Ein Überheblichkeitsgefühl westlicher Allmacht
Über die Forderung nach einer Flugverbotszone über der Ukraine
Sie ist immer noch nicht vom Tisch: die Forderung, die NATO solle eine Flugverbotszone über der Ukraine errichten. Es klingt ja auch so simpel: Man muß doch bloß russische Flüge über ukrainischem Territorium verbieten, und schon hören die Luftangriffe auf die dortigen Städte auf; der Zivilbevölkerung ist geholfen, und der Krieg wird zu einem schnelleren Ende kommen. So oder ähnlich lauten Illusionen, die seit Wochen verbreitet werden.
Erfahrung mit Flugverbotszonen gibt es seit Anfang der 1990er Jahre. In der Ära des Kalten Krieges griff niemand auf sie zurück – aus gutem Grund: Die Eskalationsgefahr galt als viel zu hoch. Man stelle sich nur vor, in einem der damaligen Stellvertreterkonflikte hätte eine Seite, etwa die NATO, versucht, ihre Parteigänger durch das Abschießen feindlicher Flugzeuge zu schützen: Das Risiko, damit einen Weltkrieg gegen die Warschauer Vertragsorganisation auszulösen, mit dem Potential eines nuklearen Infernos, lag klar auf der Hand. Niemand war bereit, es einzugehen.

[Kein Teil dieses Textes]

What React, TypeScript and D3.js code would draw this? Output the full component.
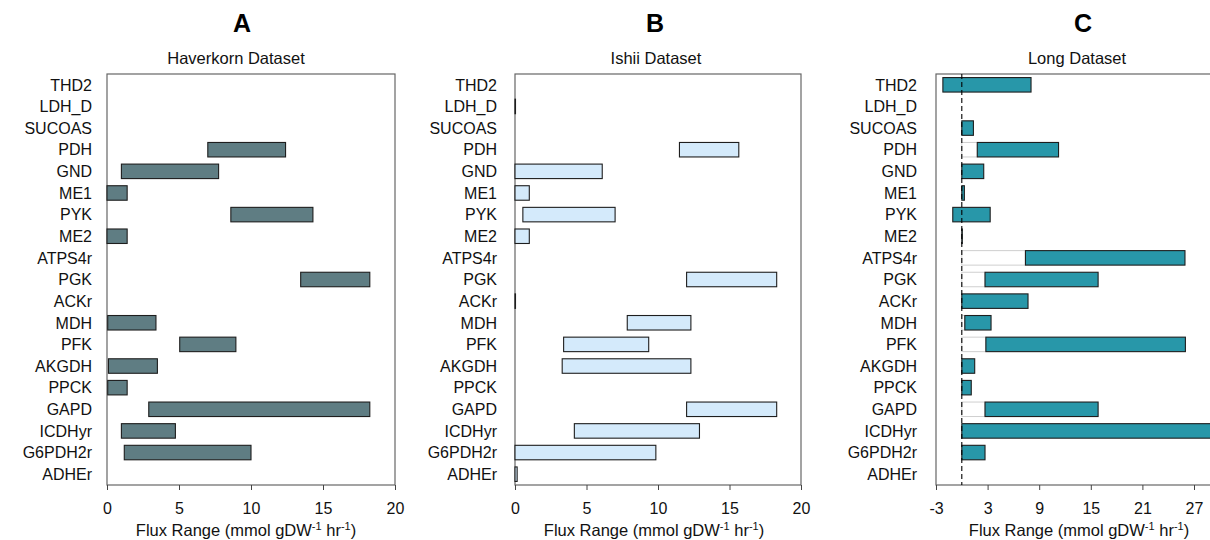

Der Zusammenbruch der sozialistischen Staaten und die Auflösung der Warschauer Vertragsorganisation änderte die Lage. In der unipolaren Ära ab 1991 griff der Westen, der die Gegenwehr einer Weltmacht nicht mehr fürchten mußte, dreimal auf das Mittel der Flugverbotszone zurück.
Den Präzedenzfall bildeten 1992 die Flugverbotszonen, die die USA, Britannien und zunächst auch Frankreich erst über dem Norden, dann auch über dem Süden des Irak verhängten – unter dem Vorwand, die dortige Zivilbevölkerung, im Norden die Kurden, im Süden die Schiiten, vor Angriffen der irakischen Streitkräfte schützen zu wollen. Faktisch ging es darum, die Regierung unter Präsident Saddam Hussein unterhalb der Schwelle eines erklärten Krieges zu bekämpfen. Die UNO-Resolution 688, die den Schutz der irakischen Zivilbevölkerung forderte und von Washington zur Legitimation herangezogen wurde, sah keine Flugverbotszone vor; ihre Durchsetzung war illegal, aber sie war bei den damaligen Kräfteverhältnissen eben machbar.
Die zweite Flugverbotszone wurde 1992 über Bosnien und Herzegowina verhängt. Sie zielte darauf ab, die serbische Seite zu schwächen. Diesmal gelang es, sie offiziell von der UNO legitimieren zu lassen, einschließlich der 1993 mit der UNO-Resolution 816 zugelassenen Option, serbische Militärjets abschießen zu dürfen. Rußland, damals um eine enge Zusammenarbeit mit dem Westen bemüht, stellte sich nicht in den Weg, China war noch nicht stark genug, um die Maßnahme im UNO-Sicherheitsrat zu blockieren.
Auch 2011, als der UNO-Sicherheitsrat eine Flugverbotszone über Libyen beschloß, um die Aufstände gegen Muammar Al-Ghaddafi zu schützen, mieden Moskau und Peking noch die offene Konfrontation mit dem Westen und ebneten der UN=-Resolution 1973 durch ihre Enthaltung den Weg. Die NATO mißbrauchte die Resolution schließlich, um völkerrechtswidrig Ghaddafis Sturz herbeizubomben.
Und die Ukraine? Rein rechtlich könnte deren Regierung vielleicht eine Flugverbotszone verhängen. Durchsetzen müßte sie die NATO. Das bedeutete, wie ihr Generalsekretär Jens Stoltenberg am 23. März erläuterte, zunächst die russische Luftabwehr auszuschalten, also ihrerseits Angriffe gegen russisches Territorium durchführen, und anschließend russische Kampfjets im ukrainischen Luftraum abzuschießen. Damit träte die NATO in einen Weltkrieg gegen Rußland inklusive nuklearer Eskalationsgefahr ein.
Eine Flugverbotszone verbietet sich heute also wieder – ganz wie im ersten Kalten Krieg. Das Problem ist bloß: In den Köpfen hat sich in den vergangenen 30 Jahren ein Überheblichkeitsgefühl westlicher Allmacht festgesetzt. Daher der irrsinnige Gedanke, man könne es mit einer Flugverbotszone über der Ukraine doch einmal versuchen. Daß so mancher Liberale mit dieser Forderung selbst hartgesottene NATO-Militärs rechts überholt, verdeutlicht nur den Ernst der Lage.